▸ **Short task**
Print the listing from its top line through the line containing "import seaborn as sns", nothing more, and leave out the pictures.
◇ ◇ ◇ ◇
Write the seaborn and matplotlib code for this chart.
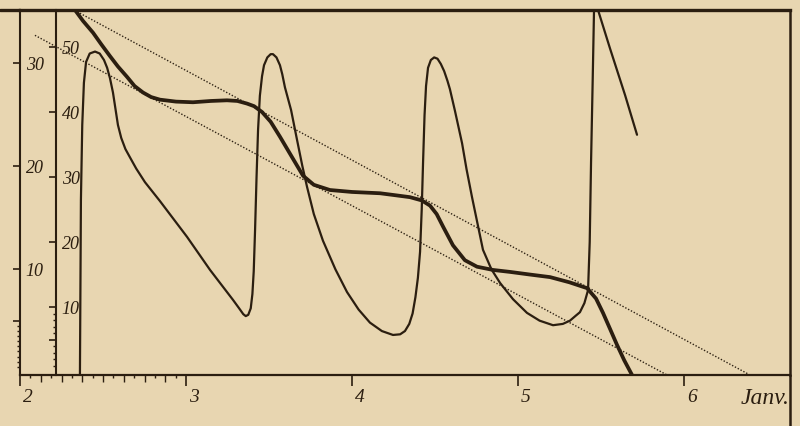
import matplotlib
matplotlib.use("Agg")
import matplotlib.pyplot as plt
import matplotlib.transforms as mtransforms
from matplotlib.lines import Line2D
from matplotlib.ticker import FixedLocator, FixedFormatter
import seaborn as sns

thick_days = [2.331, 2.38, 2.44, 2.49, 2.542, 2.59, 2.645, 2.69, 2.741, 2.79,
              2.843, 2.94, 3.042, 3.15, 3.247, 3.31, 3.367, 3.41, 3.458, 3.51,
              3.566, 3.64, 3.705, 3.77, 3.867, 4.0, 4.169, 4.26, 4.349, 4.42,
              4.470, 4.51, 4.55, 4.608, 4.68, 4.753, 4.85, 4.952, 5.07, 5.193,
              5.31, 5.416, 5.47, 5.512, 5.555, 5.596, 5.64, 5.687]
thick_vals = [55.7, 54.0, 52.2, 50.4, 48.6, 47.0, 45.4, 44.0, 43.0, 42.3,
              41.9, 41.6, 41.5, 41.7, 41.8, 41.7, 41.3, 40.9, 40.0, 38.5,
              36.2, 33.0, 30.2, 28.8, 28.0, 27.7, 27.5, 27.2, 26.9, 26.4,
              25.6, 24.3, 22.3, 19.5, 17.2, 16.2, 15.7, 15.4, 15.0, 14.6,
              13.8, 12.9, 11.3, 9.1, 6.6, 4.2, 1.8, -0.46]

thin_days = [2.361, 2.367, 2.375, 2.385, 2.398, 2.42, 2.452, 2.48, 2.506, 2.525,
             2.542, 2.56, 2.572, 2.59, 2.61, 2.635, 2.663, 2.70, 2.753, 2.843,
             3.006, 3.145, 3.283, 3.32, 3.345, 3.36, 3.375, 3.39, 3.40, 3.408,
             3.416, 3.425, 3.434, 3.445, 3.458, 3.47, 3.49, 3.51, 3.524, 3.545,
             3.566, 3.58, 3.596, 3.633, 3.669, 3.70, 3.729, 3.77, 3.825, 3.90,
             3.970, 4.04, 4.108, 4.18, 4.247, 4.29, 4.319, 4.345, 4.365, 4.382,
             4.397, 4.41, 4.42, 4.428, 4.437, 4.446, 4.458, 4.475, 4.495, 4.515,
             4.535, 4.555, 4.575, 4.590, 4.62, 4.663, 4.69, 4.723, 4.789, 4.84,
             4.892, 4.97, 5.054, 5.13, 5.211, 5.27, 5.313, 5.345, 5.373, 5.40,
             5.422, 5.432, 5.440, 5.450, 5.458, 5.482, 5.554, 5.645, 5.717]
thin_vals = [-0.46, 26.5, 38.0, 44.5, 47.7, 49.0, 49.3, 49.0, 48.0, 46.8,
             45.2, 43.0, 41.0, 38.0, 36.0, 34.3, 33.0, 31.3, 29.2, 26.3,
             20.8, 15.7, 11.1, 9.8, 8.9, 8.6, 8.8, 9.8, 12.0, 15.5,
             21.8, 30.0, 37.2, 42.5, 45.5, 47.2, 48.4, 48.9, 48.9, 48.4,
             47.2, 45.8, 43.8, 40.3, 35.7, 31.8, 28.5, 24.3, 20.2, 15.8,
             12.3, 9.6, 7.6, 6.3, 5.7, 5.8, 6.3, 7.4, 9.0, 11.5,
             14.5, 18.5, 25.0, 32.2, 39.5, 44.0, 46.8, 48.0, 48.4, 48.2,
             47.4, 46.3, 44.8, 43.5, 40.2, 35.2, 31.2, 26.9, 18.8, 15.8,
             13.7, 11.2, 9.1, 7.9, 7.2, 7.4, 7.9, 8.6, 9.2, 10.6,
             12.6, 20.0, 32.2, 45.0, 55.7, 55.7, 49.8, 42.6, 36.5]

upper_days = [2.361, 6.386]
upper_vals = [55.2, -0.3]
lower_days = [2.090, 5.898]
lower_vals = [51.8, -0.46]

day_ticks = [2, 3, 4, 5, 6]
day_labels = ["2", "3", "4", "5", "6"]
inner_ticks = [5, 10, 20, 30, 40, 50]
inner_labels = ["", "10", "20", "30", "40", "50"]
outer_ticks = [5, 10, 20, 30]
outer_labels = ["", "10", "20", "30"]

paper = "#e8d6b1"
ink = "#2b1e10"

sns.set_theme(style="white", rc={"axes.facecolor": paper, "figure.facecolor": paper})
plt.rcParams["font.family"] = ["Liberation Serif", "DejaVu Serif"]
plt.rcParams["font.style"] = "italic"

fig = plt.figure(figsize=(8, 4.26), dpi=100)
ax = fig.add_axes([0.025, 0.1197, 0.9625, 0.8568])

sns.lineplot(x=upper_days, y=upper_vals, ax=ax, color="#2e2214", lw=1.0,
             linestyle=(0, (1, 1.3)), estimator=None, sort=False)
sns.lineplot(x=lower_days, y=lower_vals, ax=ax, color="#2e2214", lw=1.0,
             linestyle=(0, (1, 1.3)), estimator=None, sort=False)
sns.lineplot(x=thin_days, y=thin_vals, ax=ax, color=ink, lw=1.6,
             estimator=None, sort=False)
sns.lineplot(x=thick_days, y=thick_vals, ax=ax, color=ink, lw=2.7,
             estimator=None, sort=False)

ax.set_xlim(2, 2 + 770 / 166)
ax.set_ylim(-3 / 6.5, 362 / 6.5)
ax.set_xlabel("")
ax.set_ylabel("")

# cadre
for side in ["top", "right", "bottom", "left"]:
    ax.spines[side].set_color(ink)
ax.spines["top"].set_linewidth(2.4)
ax.spines["right"].set_linewidth(1.8)
ax.spines["bottom"].set_linewidth(1.6)
ax.spines["left"].set_linewidth(1.5)
ax.spines["left"].set_position(("data", 2 + 36 / 166))

# échelle intérieure
ax.yaxis.set_major_locator(FixedLocator(inner_ticks))
ax.yaxis.set_major_formatter(FixedFormatter(inner_labels))
ax.yaxis.set_minor_locator(FixedLocator([1, 2, 3, 4, 6, 7, 8, 9]))
ax.tick_params(axis="y", which="major", left=True, direction="out", length=5,
               width=1.2, color=ink, labelcolor=ink, labelsize=13, pad=-9)
ax.tick_params(axis="y", which="minor", left=True, direction="out", length=2,
               width=1, color=ink)
for lbl in ax.get_yticklabels():
    lbl.set_ha("left")

# échelle extérieure
outer = ax.secondary_yaxis(0.0, functions=(lambda v: v * 6.5 / 10.3,
                                           lambda v: v * 10.3 / 6.5))
outer.spines["left"].set_color(ink)
outer.spines["left"].set_linewidth(1.5)
outer.yaxis.set_major_locator(FixedLocator(outer_ticks))
outer.yaxis.set_major_formatter(FixedFormatter(outer_labels))
outer.yaxis.set_minor_locator(FixedLocator([0.5, 1, 1.5, 2, 2.5, 3, 3.5, 4, 4.5]))
outer.tick_params(axis="y", which="major", direction="out", length=5, width=1.2,
                  color=ink, labelcolor=ink, labelsize=13, pad=-9)
outer.tick_params(axis="y", which="minor", direction="out", length=2, width=1,
                  color=ink)
for lbl in outer.get_yticklabels():
    lbl.set_ha("left")

# jours
ax.xaxis.set_major_locator(FixedLocator(day_ticks))
ax.xaxis.set_major_formatter(FixedFormatter(day_labels))
ax.xaxis.set_minor_locator(FixedLocator([2 + k / 8 for k in range(1, 8)]))
ax.tick_params(axis="x", which="major", bottom=True, direction="out", length=8,
               width=1.2, color=ink, labelcolor=ink, labelsize=14, pad=2)
ax.tick_params(axis="x", which="minor", bottom=True, direction="out", length=5,
               width=1, color=ink)
shift = mtransforms.ScaledTranslation(8 / 100, 0, fig.dpi_scale_trans)
for lbl in ax.get_xticklabels():
    lbl.set_transform(lbl.get_transform() + shift)

hours = ax.secondary_xaxis("bottom")
hours.spines["bottom"].set_visible(False)
hours.xaxis.set_major_locator(FixedLocator([2 + k / 16 for k in range(1, 16, 2)]))
hours.xaxis.set_major_formatter(FixedFormatter([""] * 8))
hours.tick_params(axis="x", direction="out", length=2.5, width=1, color=ink)

ax.text(1.0, -0.035, "Janv.", transform=ax.transAxes, ha="right", va="top",
        fontsize=17, color=ink)

# prolongements du cadre gravé
fig.add_artist(Line2D([0, 0.025], [0.9765, 0.9765], color=ink, lw=2.4,
                      transform=fig.transFigure))
fig.add_artist(Line2D([0.9875, 0.9875], [0, 0.1197], color=ink, lw=1.8,
                      transform=fig.transFigure))

fig.savefig("out.png", dpi=100, facecolor=paper)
◇ ◇ ◇ ◇
▸ **Written response**
Write the seaborn and matplotlib code for this chart.
import matplotlib
matplotlib.use("Agg")
import matplotlib.pyplot as plt
import matplotlib.transforms as mtransforms
from matplotlib.lines import Line2D
from matplotlib.ticker import FixedLocator, FixedFormatter
import seaborn as sns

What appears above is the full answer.